Right now we are making the very expected, but also very difficult transition from the start-up to scale-up stage. Our team has grown a lot. When I joined two years ago, I was the third full-time employee, and now we are 17. So the growth is huge, huge, huge. And I think that right now is an exciting and also challenging moment, because we need to make sure that everything that I've been mentioning about impact, about the difficult decisions that we make and how we run the business, all stays the same. So really keeping the company's identity and purpose as we grow.
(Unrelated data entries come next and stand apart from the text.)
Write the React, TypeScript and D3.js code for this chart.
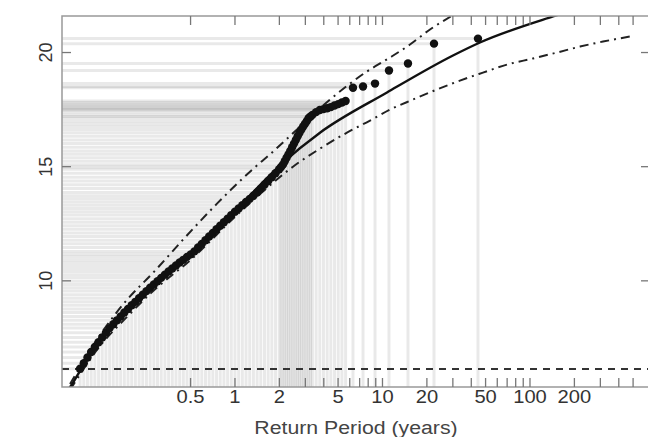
import React from 'react';
import * as d3 from 'd3';

// Empirical return periods (years) and return levels
const obsPeriods = [
  0.0891, 0.0944, 0.1, 0.1059, 0.1122, 0.1189, 0.1259, 0.1334, 0.1413, 0.1496,
  0.1585, 0.1679, 0.1778, 0.1884, 0.1995, 0.2113, 0.2239, 0.2371, 0.2512, 0.2661,
  0.2818, 0.2985, 0.3162, 0.335, 0.3548, 0.3758, 0.3981, 0.4217, 0.4467, 0.4732,
  0.5012, 0.5309, 0.5623, 0.5957, 0.631, 0.6683, 0.7079, 0.7499, 0.7943, 0.8414,
  0.8913, 0.9441, 1.0, 1.0593, 1.122, 1.1885, 1.2589, 1.3335, 1.4125, 1.4962,
  1.5849, 1.6788, 1.7783, 1.8836, 1.9953, 2.0536, 2.1135, 2.1752, 2.2387, 2.3041,
  2.3714, 2.4406, 2.5119, 2.5852, 2.6607, 2.7384, 2.8184, 2.9007, 2.9854, 3.0726,
  3.1623, 3.2546, 3.3497, 3.5481, 3.7584, 3.9811, 4.217, 4.4668, 4.7315, 5.0119,
  5.3088, 5.6234, 6.31, 7.38, 8.9, 11.07, 14.89, 22.35, 44.4,
];
const obsLevels = [
  6.15, 6.39, 6.64, 6.88, 7.1, 7.31, 7.52, 7.73, 7.93, 8.1,
  8.27, 8.44, 8.61, 8.77, 8.93, 9.08, 9.24, 9.39, 9.55, 9.7,
  9.84, 9.98, 10.13, 10.27, 10.41, 10.54, 10.67, 10.8, 10.92, 11.05,
  11.16, 11.29, 11.46, 11.62, 11.78, 11.94, 12.1, 12.26, 12.41, 12.57,
  12.72, 12.88, 13.03, 13.17, 13.31, 13.45, 13.59, 13.73, 13.87, 14.04,
  14.21, 14.37, 14.54, 14.71, 14.89, 14.99, 15.09, 15.24, 15.39, 15.54,
  15.69, 15.85, 16.01, 16.17, 16.33, 16.49, 16.63, 16.76, 16.88, 17.0,
  17.13, 17.2, 17.27, 17.39, 17.48, 17.52, 17.56, 17.61, 17.68, 17.74,
  17.81, 17.88, 18.46, 18.51, 18.64, 19.21, 19.52, 20.39, 20.61,
];

// Fitted return level curve
const fitPeriods = [0.0704, 0.0762, 0.0889, 0.1217, 0.1853, 0.2653, 0.5191, 1.0317, 2.1154, 3.769, 10.73, 30.06, 45.8, 143.2, 298, 500];
const fitLevels = [5.13, 5.35, 6.05, 7.41, 8.73, 9.74, 11.27, 13.16, 15.18, 16.49, 18.25, 19.87, 20.44, 21.58, 22.2, 22.6];

// Upper confidence bound
const upperPeriods = [0.0762, 0.1217, 0.1853, 0.278, 0.444, 0.755, 1.264, 1.81, 2.759, 4.407, 7.85, 11.24, 15.36, 21.0, 29.6, 42.4];
const upperLevels = [5.48, 7.63, 9.17, 10.35, 11.8, 13.38, 14.78, 15.66, 16.75, 17.94, 19.17, 19.78, 20.35, 21.01, 21.62, 22.32];

// Lower confidence bound
const lowerPeriods = [0.0762, 0.1217, 0.1853, 0.2653, 0.5191, 1.0317, 1.597, 2.473, 3.769, 5.745, 8.23, 11.24, 16.09, 23.4, 33.5, 48.0, 69.8, 104.8, 152.4, 218.3, 312.6, 476];
const lowerLevels = [5.22, 7.15, 8.42, 9.43, 11.01, 12.89, 13.99, 15.0, 15.79, 16.49, 17.02, 17.5, 17.94, 18.38, 18.77, 19.12, 19.47, 19.74, 20.0, 20.26, 20.48, 20.7];

const threshold = 6.14;

const xTickValues = [0.5, 1, 2, 3, 4, 5, 6, 7, 8, 9, 10, 20, 30, 40, 50, 60, 70, 80, 90, 100, 200, 300, 400, 500];
const xLabelValues = [0.5, 1, 2, 5, 10, 20, 50, 100, 200];
const yTickValues = [10, 15, 20];
const xTitle = 'Return Period (years)';

export default function App() {
  const W = 648, H = 437;
  const left = 62, right = 650, top = 16, bottom = 387;
  const x = d3.scaleLog().domain([0.0672, 651]).range([left, right]);
  const y = d3.scaleLinear().domain([5.35, 21.6]).range([bottom, top]);

  const mkLine = (ps: number[], ls: number[]) => {
    const pts: [number, number][] = ps.map((p, i) => [x(p), y(ls[i])]);
    return d3.line().curve(d3.curveMonotoneX)(pts) || '';
  };

  const obs = obsPeriods.map((p, i) => ({ px: x(p), py: y(obsLevels[i]) }));
  const font = "'Liberation Sans', Arial, Helvetica, sans-serif";
  const tickLen = 9;

  return (
    <svg width={W} height={H} style={{ position: 'absolute', left: 0, top: 0, background: '#fff' }}>
      <defs>
        <clipPath id="plotclip">
          <rect x={left} y={top} width={right - left} height={bottom - top} />
        </clipPath>
      </defs>
      <rect x={0} y={0} width={W} height={H} fill="#fff" />
      <g clipPath="url(#plotclip)">
        {obs.map((d, i) => (
          <g key={'g' + i}>
            <line x1={left} x2={d.px} y1={d.py} y2={d.py} stroke="#000" strokeOpacity={0.085} strokeWidth={3} />
            <line x1={d.px} x2={d.px} y1={bottom} y2={d.py} stroke="#000" strokeOpacity={0.085} strokeWidth={3} />
          </g>
        ))}
        <line x1={left} x2={right} y1={y(threshold)} y2={y(threshold)} stroke="#333" strokeWidth={2} strokeDasharray="7,6" />
        <path d={mkLine(upperPeriods, upperLevels)} fill="none" stroke="#222" strokeWidth={2} strokeDasharray="9,5,2,5" />
        <path d={mkLine(lowerPeriods, lowerLevels)} fill="none" stroke="#222" strokeWidth={2} strokeDasharray="9,5,2,5" />
        <path d={mkLine(fitPeriods, fitLevels)} fill="none" stroke="#111" strokeWidth={2.4} />
        {obs.map((d, i) => (
          <circle key={'c' + i} cx={d.px} cy={d.py} r={4.2} fill="#111" />
        ))}
      </g>
      <rect x={left} y={top} width={right - left} height={bottom - top} fill="none" stroke="#999" strokeWidth={1.5} />
      {xTickValues.map((t) => (
        <g key={'xt' + t}>
          <line x1={x(t)} x2={x(t)} y1={bottom} y2={bottom - tickLen} stroke="#777" strokeWidth={1.3} />
          <line x1={x(t)} x2={x(t)} y1={top} y2={top + tickLen} stroke="#777" strokeWidth={1.3} />
        </g>
      ))}
      {yTickValues.map((t) => (
        <g key={'yt' + t}>
          <line x1={left} x2={left + tickLen} y1={y(t)} y2={y(t)} stroke="#777" strokeWidth={1.3} />
          <line x1={right} x2={right - tickLen} y1={y(t)} y2={y(t)} stroke="#777" strokeWidth={1.3} />
          <text
            transform={`translate(52,${y(t)}) rotate(-90)`}
            textAnchor="middle"
            fontFamily={font}
            fontSize={18}
            fill="#333"
          >
            {String(t)}
          </text>
        </g>
      ))}
      {xLabelValues.map((t) => (
        <text
          key={'xl' + t}
          transform={`translate(${x(t)},403) scale(1.12,1)`}
          textAnchor="middle"
          fontFamily={font}
          fontSize={18}
          fill="#333"
        >
          {String(t)}
        </text>
      ))}
      <text
        transform={`translate(${(left + right) / 2},434) scale(1.12,1)`}
        textAnchor="middle"
        fontFamily={font}
        fontSize={19}
        fill="#444"
      >
        {xTitle}
      </text>
    </svg>
  );
}
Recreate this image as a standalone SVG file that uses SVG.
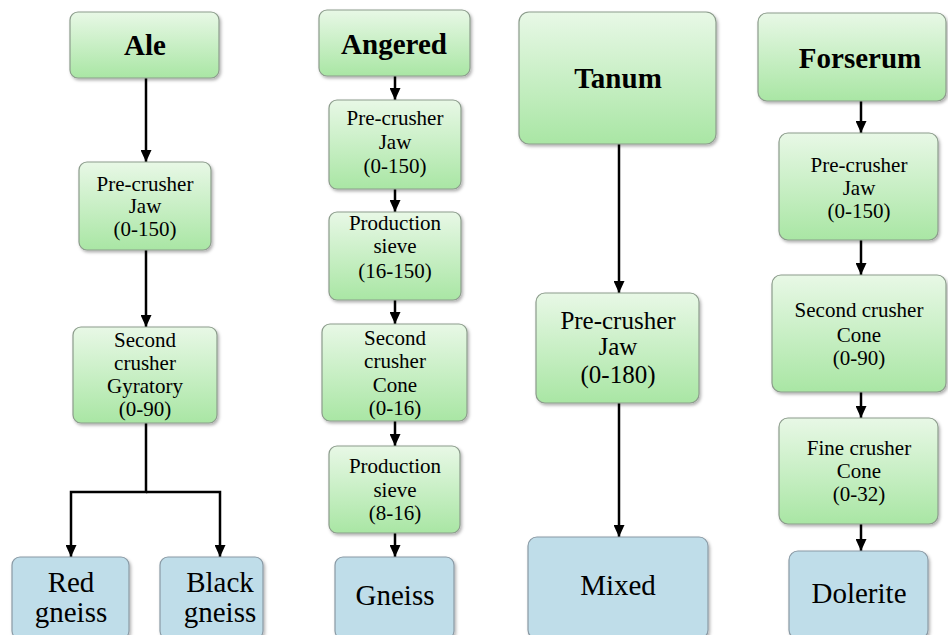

Another big challenge is that now is also the time to create an ecosystem, connecting sorters and recyclers, to ensure that the infrastructure for a circular future is in place when the entire industry makes the shift to a circular production model. We’ve been working hard to expand our influence towards policymakers, while pushing brands to go beyond the PR stunt or capsule collection approach. We are quite privileged, because we have worked with over 50 of the biggest names in the world of fashion. Everyone that has tested our solution knows it works, but many are still afraid of the lack of infrastructure for circularity. They're implementing our solutions too slowly. But I think that the recent legislation changes and our efforts to connect brands with sorters and recyclers is lighting a fire underneath their seats. They are feeling the heat, and they know it’s time to make a serious commitment to the circular economy.
Lastly, what is the main message you want to share with both producers and consumers alike?
That circular innovations are not happening in the future—these things are happening now. It’s very encouraging to see the diversity of smart and passionate people who are developing circular solutions today. I don't know if we can avoid a climate crisis, but I'm optimistic about how creatively and smartly we can manage and adapt to it.
I think the biggest power we have as individuals and consumers is to push brands in the direction we want. We can also reduce our consumption. So really reusing the things you already have, thinking three times before you buy something new. And when you finally buy something, do your homework. I think that brands are the ones who should be held responsible for making their products more sustainable and easier to disassemble and recycle, but I think that we, consumers, still can do our bit in researching the companies we buy from and understanding who is making the things you're wearing.
Of course, sustainable or circular options can sometimes be more expensive. So I understand that there's a notion of privilege there as well. But I think that educating yourself is the key. And for each person it might be a different solution. Is it going to be a matter of buying secondhand? Is it going to be repairing your clothes? Is it going to be washing them a little bit less so they last longer? Each person has the capability to understand their own context and make the best decision.
For designers, I think it’s just a matter of continuing to develop innovations and solutions. Collaboration is key, and the bigger the number of innovations that brands have at hand, the more governments see that these innovations already exist, the faster the circular transition will be.